Carolina – This is very interesting. Thanks for posting. It is also far outside my field and I haven’t read Ganz’s book, so could you clarify what “strategic capacity” means here and how we can assess it? Do you think it is more likely to occur when unions have a militant-democratic orientation? (And what does that look like?) You’ve clearly sparked my curiosity.
Thanks for your great questions. According to Marshall Ganz, “strategic capacity” is the “ability to devise good strategy” (pg.9). In his research the 3 components of strategic capacity in the UFW were, “motivation of leaders, better access to salient knowledge, and deliberations became venues for learning” (pg. 8). He further argues strategic capacity is” a function of who its leaders are–their identities, networks, and tactical experiences–and how they structure their interactions with each other and their environment with respect to resource flows, accountability, and deliberation” (pg.8). He writes this all in the context of the UFW’s organizing campaigns. In short, the argument is that strategic capacity can lead to better strategy to fight the boss/target.
What does a militant-democratic union look like? This is a good question. Here are some things that I think make up this kind of union:
democratic decision making
local, shop floor initiative and action
focus on deep organizing and building a labor organization, rather than just union density
There are of course huge debates about this in the labor movement, but these are a few things that I consider central.
Are militant-democratic unions more likely to have better strategic capacity? Not necessarily, but in my experience in the labor movement they are more set-up in this way. For example, militant-democratic unions in the US and abroad are less likely to be tied to mainstream labor federations like the AFL-CIO. This gives them more flexibility to think outside the box. I think these types of unions see their members as resources in developing strategy alongside/with the leadership.
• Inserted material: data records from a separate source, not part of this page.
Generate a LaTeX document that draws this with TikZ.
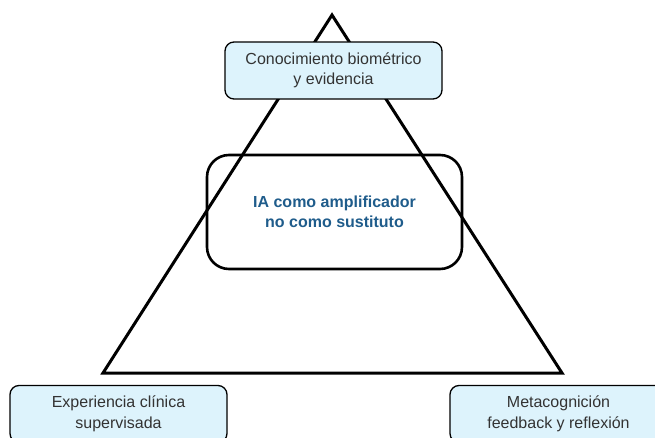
\documentclass[tikz,border=0pt]{standalone}
\usepackage{fontspec}
\setmainfont{Liberation Sans}
\usetikzlibrary{positioning}
\definecolor{boxfill}{HTML}{DDF3FC}
\definecolor{boxtext}{HTML}{333333}
\definecolor{coreblue}{HTML}{1F5C8B}
\tikzset
{
    infobox/.style = {rectangle, rounded corners=9pt, draw=black, line width=1.3pt, fill=boxfill, align=center, text=boxtext, font=\fontsize{16}{20.5}\selectfont, minimum width=217pt, minimum height=57pt, inner sep=0pt},
    corebox/.style = {rectangle, rounded corners=22pt, draw=black, line width=2.6pt, align=center, text=coreblue, font=\bfseries\fontsize{16}{19.5}\selectfont, minimum width=255pt, minimum height=114pt, inner sep=0pt},
    pyramid/.style = {draw=black, line width=3pt, line join=miter}
}

\begin{document}
\begin{tikzpicture}[x=1pt, y=-1pt]
\useasboundingbox (0,0) rectangle (655,438);
\clip (0,0) rectangle (655,438);
% triangle corners
\coordinate (apex) at (332,15);
\coordinate (left) at (103,373);
\coordinate (right) at (562,373);
\draw[pyramid] (apex) -- (left) -- (right) -- cycle;
% boxes
\node[corebox] (core) at (334.5,212) {IA como amplificador\\no como sustituto};
\node[infobox] (top) at (333.5,70.5) {Conocimiento biométrico\\y evidencia};
\node[infobox] (exp) at (118.5,414) {Experiencia clínica\\supervisada};
\node[infobox] (meta) at (558.5,414) {Metacognición\\feedback y reflexión};
\end{tikzpicture}
\end{document}
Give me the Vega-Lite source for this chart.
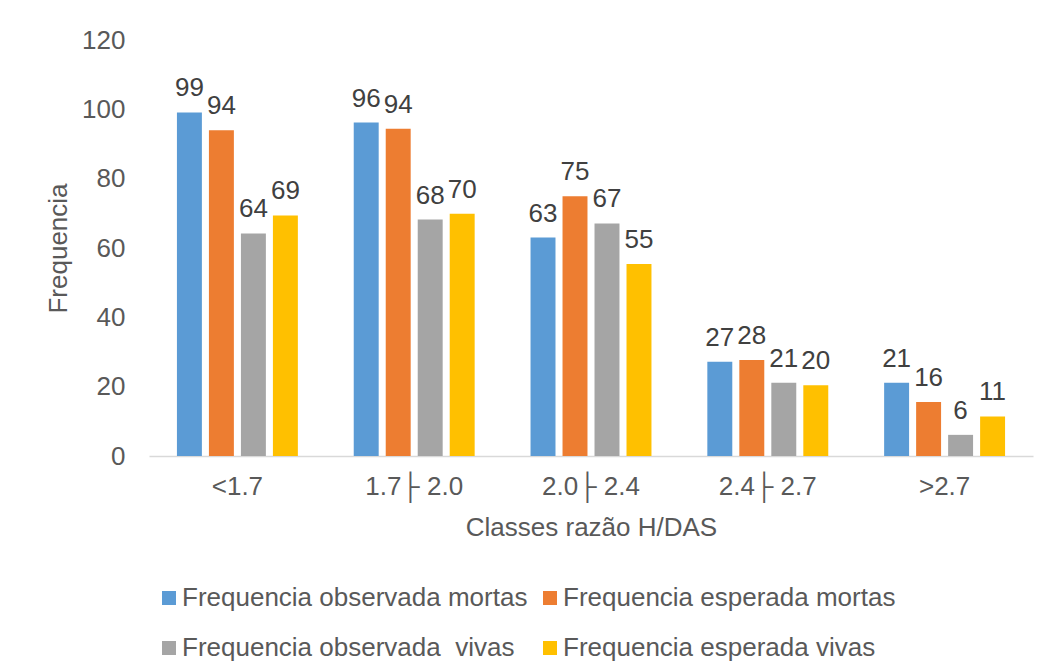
{
  "$schema": "https://vega.github.io/schema/vega-lite/v6.json",
  "autosize": {"type": "none"},
  "padding": {"left": 149, "top": 40, "right": 15, "bottom": 214},
  "width": 884,
  "height": 416,
  "background": "white",
  "config": {"view": {"stroke": null}, "font": "Liberation Sans"},
  "data": {
    "values": [
      {"classe": "<1.7", "serie": "Frequencia observada mortas", "valor": 99.1},
      {"classe": "<1.7", "serie": "Frequencia esperada mortas", "valor": 94.0},
      {"classe": "<1.7", "serie": "Frequencia observada  vivas", "valor": 64.2},
      {"classe": "<1.7", "serie": "Frequencia esperada vivas", "valor": 69.4},
      {"classe": "1.7├ 2.0", "serie": "Frequencia observada mortas", "valor": 96.2},
      {"classe": "1.7├ 2.0", "serie": "Frequencia esperada mortas", "valor": 94.4},
      {"classe": "1.7├ 2.0", "serie": "Frequencia observada  vivas", "valor": 68.2},
      {"classe": "1.7├ 2.0", "serie": "Frequencia esperada vivas", "valor": 69.9},
      {"classe": "2.0├ 2.4", "serie": "Frequencia observada mortas", "valor": 63.0},
      {"classe": "2.0├ 2.4", "serie": "Frequencia esperada mortas", "valor": 74.9},
      {"classe": "2.0├ 2.4", "serie": "Frequencia observada  vivas", "valor": 67.1},
      {"classe": "2.0├ 2.4", "serie": "Frequencia esperada vivas", "valor": 55.4},
      {"classe": "2.4├ 2.7", "serie": "Frequencia observada mortas", "valor": 27.2},
      {"classe": "2.4├ 2.7", "serie": "Frequencia esperada mortas", "valor": 27.7},
      {"classe": "2.4├ 2.7", "serie": "Frequencia observada  vivas", "valor": 21.1},
      {"classe": "2.4├ 2.7", "serie": "Frequencia esperada vivas", "valor": 20.4},
      {"classe": ">2.7", "serie": "Frequencia observada mortas", "valor": 21.1},
      {"classe": ">2.7", "serie": "Frequencia esperada mortas", "valor": 15.6},
      {"classe": ">2.7", "serie": "Frequencia observada  vivas", "valor": 6.1},
      {"classe": ">2.7", "serie": "Frequencia esperada vivas", "valor": 11.4}
    ]
  },
  "encoding": {
    "x": {
      "field": "classe",
      "type": "nominal",
      "sort": ["<1.7", "1.7├ 2.0", "2.0├ 2.4", "2.4├ 2.7", ">2.7"],
      "scale": {"paddingInner": 0.316, "paddingOuter": 0.158},
      "axis": {
        "title": "Classes razão H/DAS",
        "labelAngle": 0,
        "ticks": false,
        "domainColor": "#D9D9D9",
        "domainWidth": 1.5,
        "labelFontSize": 26,
        "labelColor": "#595959",
        "labelPadding": 17,
        "titleFontSize": 26,
        "titleColor": "#595959",
        "titleFontWeight": "normal",
        "titlePadding": 15
      }
    },
    "xOffset": {
      "field": "serie",
      "type": "nominal",
      "sort": ["Frequencia observada mortas", "Frequencia esperada mortas", "Frequencia observada  vivas", "Frequencia esperada vivas"],
      "scale": {"paddingInner": 0.22, "paddingOuter": 0}
    },
    "y": {
      "field": "valor",
      "type": "quantitative",
      "scale": {"domain": [0, 120], "nice": false},
      "axis": {
        "title": "Frequencia",
        "values": [0, 20, 40, 60, 80, 100, 120],
        "domain": false,
        "ticks": false,
        "grid": false,
        "labelFontSize": 26,
        "labelColor": "#595959",
        "labelPadding": 24,
        "titleFontSize": 26,
        "titleColor": "#595959",
        "titleFontWeight": "normal",
        "titlePadding": 10
      }
    }
  },
  "layer": [
    {
      "mark": {"type": "bar"},
      "encoding": {
        "color": {
          "field": "serie",
          "type": "nominal",
          "scale": {
            "domain": ["Frequencia observada mortas", "Frequencia esperada mortas", "Frequencia observada  vivas", "Frequencia esperada vivas"],
            "range": ["#5B9BD5", "#ED7D31", "#A5A5A5", "#FFC000"]
          },
          "legend": {
            "orient": "none",
            "legendX": 7,
            "legendY": 545,
            "columns": 2,
            "direction": "horizontal",
            "title": null,
            "padding": 0,
            "symbolType": "square",
            "symbolSize": 196,
            "symbolStrokeWidth": 0,
            "symbolOpacity": 1,
            "labelFontSize": 26,
            "labelColor": "#595959",
            "labelOffset": 0,
            "labelLimit": 600,
            "labelExpr": "replace(datum.label, '  ', '\u00a0 ')",
            "rowPadding": 24,
            "columnPadding": 9
          }
        }
      }
    },
    {
      "mark": {"type": "text", "baseline": "alphabetic", "dy": -16, "fontSize": 26, "color": "#404040"},
      "encoding": {"text": {"field": "valor", "type": "quantitative", "format": ".0f"}}
    }
  ]
}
Because of their democratic functioning and deliberation they are able and willing to take more risks and try different tactics.
In the case of Chile, these unions have essentially no material resources, but they have a very active rank and file who maps the workplace and knows production (in the warehouse). This also holds true for the militant unions in the retail sector with a majority of women leading unions and engaging in bottom up organizing.